» Goal: Drop the pictures and give back word for word the lines from the line holding "Reproduce this chart with Plotly." to the line holding "import plotly.graph_objects as go", both included.

[Records supplied start]

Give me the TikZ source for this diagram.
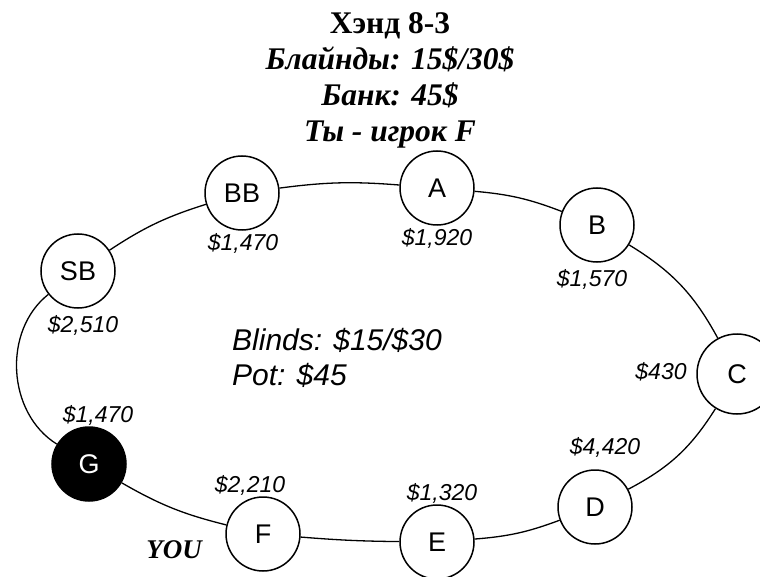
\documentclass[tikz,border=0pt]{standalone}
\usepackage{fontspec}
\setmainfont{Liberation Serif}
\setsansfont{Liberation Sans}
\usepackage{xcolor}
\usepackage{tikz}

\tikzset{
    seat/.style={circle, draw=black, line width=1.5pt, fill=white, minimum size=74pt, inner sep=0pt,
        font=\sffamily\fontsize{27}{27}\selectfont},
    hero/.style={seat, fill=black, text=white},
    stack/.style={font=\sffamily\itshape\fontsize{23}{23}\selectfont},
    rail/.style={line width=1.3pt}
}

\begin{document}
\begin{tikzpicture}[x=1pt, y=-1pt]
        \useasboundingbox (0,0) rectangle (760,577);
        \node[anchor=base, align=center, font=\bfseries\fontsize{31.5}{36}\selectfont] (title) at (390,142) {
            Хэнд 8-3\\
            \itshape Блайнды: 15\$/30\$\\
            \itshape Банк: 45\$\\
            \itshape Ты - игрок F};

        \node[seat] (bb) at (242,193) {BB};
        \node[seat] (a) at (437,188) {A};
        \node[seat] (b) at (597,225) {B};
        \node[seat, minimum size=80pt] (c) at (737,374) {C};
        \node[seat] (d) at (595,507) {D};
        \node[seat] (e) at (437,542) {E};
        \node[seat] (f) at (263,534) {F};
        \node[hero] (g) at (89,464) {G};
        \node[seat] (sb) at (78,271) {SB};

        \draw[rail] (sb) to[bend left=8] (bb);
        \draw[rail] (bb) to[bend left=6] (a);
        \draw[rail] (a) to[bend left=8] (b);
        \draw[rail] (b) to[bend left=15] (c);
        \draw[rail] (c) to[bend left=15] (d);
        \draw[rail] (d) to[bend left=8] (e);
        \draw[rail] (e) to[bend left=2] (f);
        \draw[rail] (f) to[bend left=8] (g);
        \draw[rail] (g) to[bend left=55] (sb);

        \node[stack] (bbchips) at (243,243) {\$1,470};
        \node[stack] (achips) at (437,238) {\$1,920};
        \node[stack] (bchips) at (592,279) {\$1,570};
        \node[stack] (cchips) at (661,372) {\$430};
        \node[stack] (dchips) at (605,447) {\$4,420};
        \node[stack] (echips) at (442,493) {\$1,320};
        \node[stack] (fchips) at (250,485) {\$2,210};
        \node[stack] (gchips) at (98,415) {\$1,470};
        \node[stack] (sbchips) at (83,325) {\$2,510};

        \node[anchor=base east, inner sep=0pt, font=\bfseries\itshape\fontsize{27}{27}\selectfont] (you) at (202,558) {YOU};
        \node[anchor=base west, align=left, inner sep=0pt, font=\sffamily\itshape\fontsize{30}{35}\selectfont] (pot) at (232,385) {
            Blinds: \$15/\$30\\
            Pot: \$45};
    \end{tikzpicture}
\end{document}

[Records supplied end]
[Records supplied start]

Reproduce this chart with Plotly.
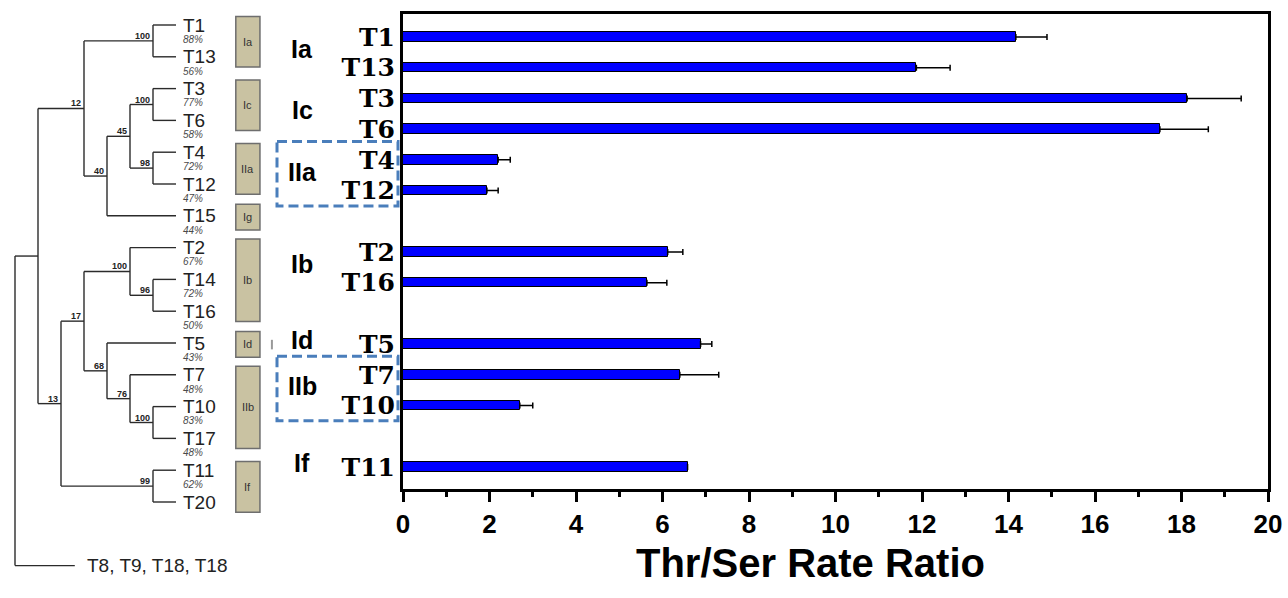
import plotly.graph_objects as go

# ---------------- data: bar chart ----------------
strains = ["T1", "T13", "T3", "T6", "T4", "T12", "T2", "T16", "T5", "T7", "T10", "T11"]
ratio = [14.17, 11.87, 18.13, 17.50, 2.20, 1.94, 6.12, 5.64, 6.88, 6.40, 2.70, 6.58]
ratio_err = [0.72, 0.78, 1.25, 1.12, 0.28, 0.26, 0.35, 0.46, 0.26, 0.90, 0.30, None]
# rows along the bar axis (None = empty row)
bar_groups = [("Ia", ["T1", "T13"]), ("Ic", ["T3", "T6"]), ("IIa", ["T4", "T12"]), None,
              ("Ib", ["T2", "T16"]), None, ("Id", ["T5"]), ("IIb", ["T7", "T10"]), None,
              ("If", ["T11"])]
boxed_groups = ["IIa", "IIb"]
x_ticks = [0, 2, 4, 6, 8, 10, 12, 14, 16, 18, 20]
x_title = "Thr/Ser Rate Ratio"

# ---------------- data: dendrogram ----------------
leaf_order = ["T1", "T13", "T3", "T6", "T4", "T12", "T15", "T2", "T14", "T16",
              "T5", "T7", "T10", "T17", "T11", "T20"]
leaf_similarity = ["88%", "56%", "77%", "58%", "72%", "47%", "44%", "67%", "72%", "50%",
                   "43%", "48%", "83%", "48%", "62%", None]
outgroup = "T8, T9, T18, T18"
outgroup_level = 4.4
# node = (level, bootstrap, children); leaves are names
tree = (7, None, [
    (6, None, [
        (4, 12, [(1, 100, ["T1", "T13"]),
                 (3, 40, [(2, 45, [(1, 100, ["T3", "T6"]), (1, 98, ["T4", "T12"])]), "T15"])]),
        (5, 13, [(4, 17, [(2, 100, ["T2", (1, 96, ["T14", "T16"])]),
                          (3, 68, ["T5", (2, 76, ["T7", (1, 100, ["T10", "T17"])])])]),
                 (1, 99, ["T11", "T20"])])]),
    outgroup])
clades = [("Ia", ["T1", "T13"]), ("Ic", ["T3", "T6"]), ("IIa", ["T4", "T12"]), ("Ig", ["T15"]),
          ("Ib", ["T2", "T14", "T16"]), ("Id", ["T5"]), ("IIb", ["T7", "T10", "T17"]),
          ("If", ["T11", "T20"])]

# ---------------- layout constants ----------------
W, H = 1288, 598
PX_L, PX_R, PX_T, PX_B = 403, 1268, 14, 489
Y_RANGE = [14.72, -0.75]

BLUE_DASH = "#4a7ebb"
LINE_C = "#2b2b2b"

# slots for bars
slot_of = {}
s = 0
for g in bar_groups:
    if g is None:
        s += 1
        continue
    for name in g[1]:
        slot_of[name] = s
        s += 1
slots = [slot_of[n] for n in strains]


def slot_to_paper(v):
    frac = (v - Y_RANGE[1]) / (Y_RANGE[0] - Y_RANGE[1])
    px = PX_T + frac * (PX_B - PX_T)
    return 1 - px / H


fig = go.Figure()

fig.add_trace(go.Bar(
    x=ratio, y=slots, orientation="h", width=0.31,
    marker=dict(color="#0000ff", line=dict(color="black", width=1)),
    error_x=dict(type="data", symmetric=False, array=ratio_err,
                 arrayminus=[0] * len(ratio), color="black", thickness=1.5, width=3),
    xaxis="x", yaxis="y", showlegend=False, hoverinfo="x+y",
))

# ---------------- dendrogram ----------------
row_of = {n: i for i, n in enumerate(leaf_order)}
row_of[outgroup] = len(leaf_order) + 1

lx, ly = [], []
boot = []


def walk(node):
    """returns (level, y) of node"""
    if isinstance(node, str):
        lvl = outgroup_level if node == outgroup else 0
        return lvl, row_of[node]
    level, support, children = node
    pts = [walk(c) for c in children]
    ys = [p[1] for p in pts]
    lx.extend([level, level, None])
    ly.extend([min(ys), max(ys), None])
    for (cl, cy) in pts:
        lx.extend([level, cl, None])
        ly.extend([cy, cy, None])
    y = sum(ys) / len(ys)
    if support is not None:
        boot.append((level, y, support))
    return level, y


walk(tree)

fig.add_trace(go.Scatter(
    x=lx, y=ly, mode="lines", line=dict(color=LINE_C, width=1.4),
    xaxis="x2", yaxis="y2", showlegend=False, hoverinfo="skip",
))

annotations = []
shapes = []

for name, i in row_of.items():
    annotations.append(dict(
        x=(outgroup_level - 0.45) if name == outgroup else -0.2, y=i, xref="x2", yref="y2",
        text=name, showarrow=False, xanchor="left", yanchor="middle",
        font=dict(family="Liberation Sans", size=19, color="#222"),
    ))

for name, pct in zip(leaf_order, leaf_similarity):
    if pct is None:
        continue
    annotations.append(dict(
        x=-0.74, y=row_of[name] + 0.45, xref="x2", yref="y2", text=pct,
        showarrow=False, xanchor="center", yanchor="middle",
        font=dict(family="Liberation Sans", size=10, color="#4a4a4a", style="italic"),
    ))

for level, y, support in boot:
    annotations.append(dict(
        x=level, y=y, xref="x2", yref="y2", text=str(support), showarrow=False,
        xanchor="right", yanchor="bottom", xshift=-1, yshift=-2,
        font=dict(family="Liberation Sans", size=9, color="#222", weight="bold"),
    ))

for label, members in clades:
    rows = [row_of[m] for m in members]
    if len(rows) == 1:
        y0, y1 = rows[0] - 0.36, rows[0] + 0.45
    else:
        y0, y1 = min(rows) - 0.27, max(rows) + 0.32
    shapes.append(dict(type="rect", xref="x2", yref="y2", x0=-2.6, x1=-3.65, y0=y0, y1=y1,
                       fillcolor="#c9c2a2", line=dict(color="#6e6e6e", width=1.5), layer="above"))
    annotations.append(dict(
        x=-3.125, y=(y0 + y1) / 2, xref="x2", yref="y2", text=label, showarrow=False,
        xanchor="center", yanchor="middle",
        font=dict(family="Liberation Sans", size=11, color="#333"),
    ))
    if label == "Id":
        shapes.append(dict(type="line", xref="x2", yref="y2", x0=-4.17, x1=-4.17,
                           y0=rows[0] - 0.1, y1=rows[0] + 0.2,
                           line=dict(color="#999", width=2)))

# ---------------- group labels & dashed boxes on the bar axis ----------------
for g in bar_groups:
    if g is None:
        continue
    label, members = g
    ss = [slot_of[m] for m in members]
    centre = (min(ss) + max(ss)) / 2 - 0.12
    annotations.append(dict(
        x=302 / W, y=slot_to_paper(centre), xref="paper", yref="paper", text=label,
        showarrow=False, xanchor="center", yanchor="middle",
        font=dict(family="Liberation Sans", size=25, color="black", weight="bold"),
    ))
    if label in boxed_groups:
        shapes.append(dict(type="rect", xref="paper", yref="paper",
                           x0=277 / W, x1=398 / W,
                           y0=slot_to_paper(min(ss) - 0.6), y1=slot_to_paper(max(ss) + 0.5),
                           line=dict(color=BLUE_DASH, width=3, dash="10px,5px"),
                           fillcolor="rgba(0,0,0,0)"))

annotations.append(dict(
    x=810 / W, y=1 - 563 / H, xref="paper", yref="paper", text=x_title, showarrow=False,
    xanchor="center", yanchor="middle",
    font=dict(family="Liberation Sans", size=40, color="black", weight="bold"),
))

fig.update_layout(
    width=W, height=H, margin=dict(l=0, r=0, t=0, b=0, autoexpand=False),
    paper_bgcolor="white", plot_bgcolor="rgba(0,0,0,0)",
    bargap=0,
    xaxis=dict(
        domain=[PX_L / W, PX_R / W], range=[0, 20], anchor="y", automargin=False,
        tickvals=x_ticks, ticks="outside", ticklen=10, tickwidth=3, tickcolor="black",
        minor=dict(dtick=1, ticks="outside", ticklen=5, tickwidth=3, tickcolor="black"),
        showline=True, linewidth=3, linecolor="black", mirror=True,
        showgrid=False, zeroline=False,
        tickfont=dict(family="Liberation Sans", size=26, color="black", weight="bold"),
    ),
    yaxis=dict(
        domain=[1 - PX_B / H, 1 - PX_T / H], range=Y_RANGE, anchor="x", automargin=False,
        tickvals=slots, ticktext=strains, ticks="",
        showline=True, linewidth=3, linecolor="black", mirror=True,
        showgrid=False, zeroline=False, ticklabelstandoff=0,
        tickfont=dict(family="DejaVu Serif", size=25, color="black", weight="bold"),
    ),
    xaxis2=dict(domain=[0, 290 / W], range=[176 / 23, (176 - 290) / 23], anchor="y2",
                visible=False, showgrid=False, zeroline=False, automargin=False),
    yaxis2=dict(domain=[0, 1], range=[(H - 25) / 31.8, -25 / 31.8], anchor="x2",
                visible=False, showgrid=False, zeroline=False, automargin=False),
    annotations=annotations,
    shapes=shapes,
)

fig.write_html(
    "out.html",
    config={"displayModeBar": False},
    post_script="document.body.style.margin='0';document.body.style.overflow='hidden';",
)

[Records supplied end]

» Solution to the exercise:
Reproduce this chart with Plotly.
import plotly.graph_objects as go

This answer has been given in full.